In particular, Mr Yohannes Robel Abzighi is currently in a refugee camp in Benin, and there is no news of his treatment by the local government. Therefore, as one can see, it is precisely the situation which the Court's judgment was intended to avoid which has occurred, i.e. the arbitrary and indiscriminate expulsion of the applicants by the Libyan authorities, and that even without any assurances as to their treatment in their country of destination!
On the basis of Article 46, para 3 of the EConvHR, "If the Committee of Ministers considers that the supervision of the execution of a final judgment is hindered by a problem of interpretation of the judgment, it may refer the matter to the Court for a ruling on the question of interpretation".
In the light of the above, in the opinion of the undersigned, it would be appropriate to bring that problem of interpretation to the attention of the Committee of Ministers, so that it can – in the event that it considers this appropriate – assess the possibility of referring the matter to the Court in pursuance of Article 46, para 3 of the EConvHR. This, obviously, in order to remove an obstacle of interpretation to the execution of the aforementioned judgment.

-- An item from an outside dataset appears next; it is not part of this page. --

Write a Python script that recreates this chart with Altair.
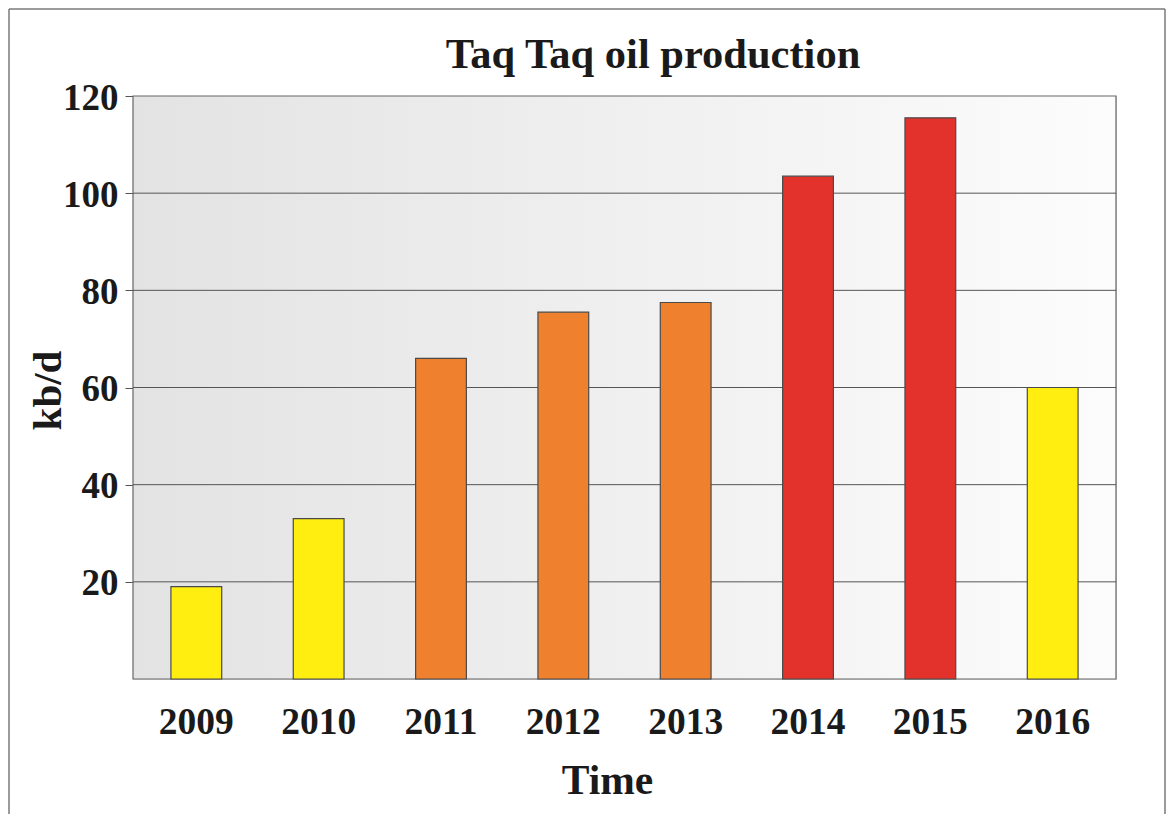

Reminding you that on 23 May last the three-months deadline set by the judgment of the European Court for execution by Italy of the judgment which is the subject of this letter expired, we would like the Department to intervene to guarantee, in the most prompt and reasonable manner possible, execution of the judgment concerned, while the undersigned defence counsels continue to offer their fullest co-operation.
Avv. Anton Giulio Lana
Avv. Andrea Saccucci
Attached: 1. Memorandum of 8 May 2012, Prot. N. 66870, sent by the Ministry for Economic Affairs and Finance;
2. Letter sent to the Ministry for Economic Affairs and Finance dated 18 May 2012;
3. List of applicants' contact details;
4. Decision DH-DD(2012)544F, adopted by the Committee of Ministers of the Council of Europe on 6 June 2012.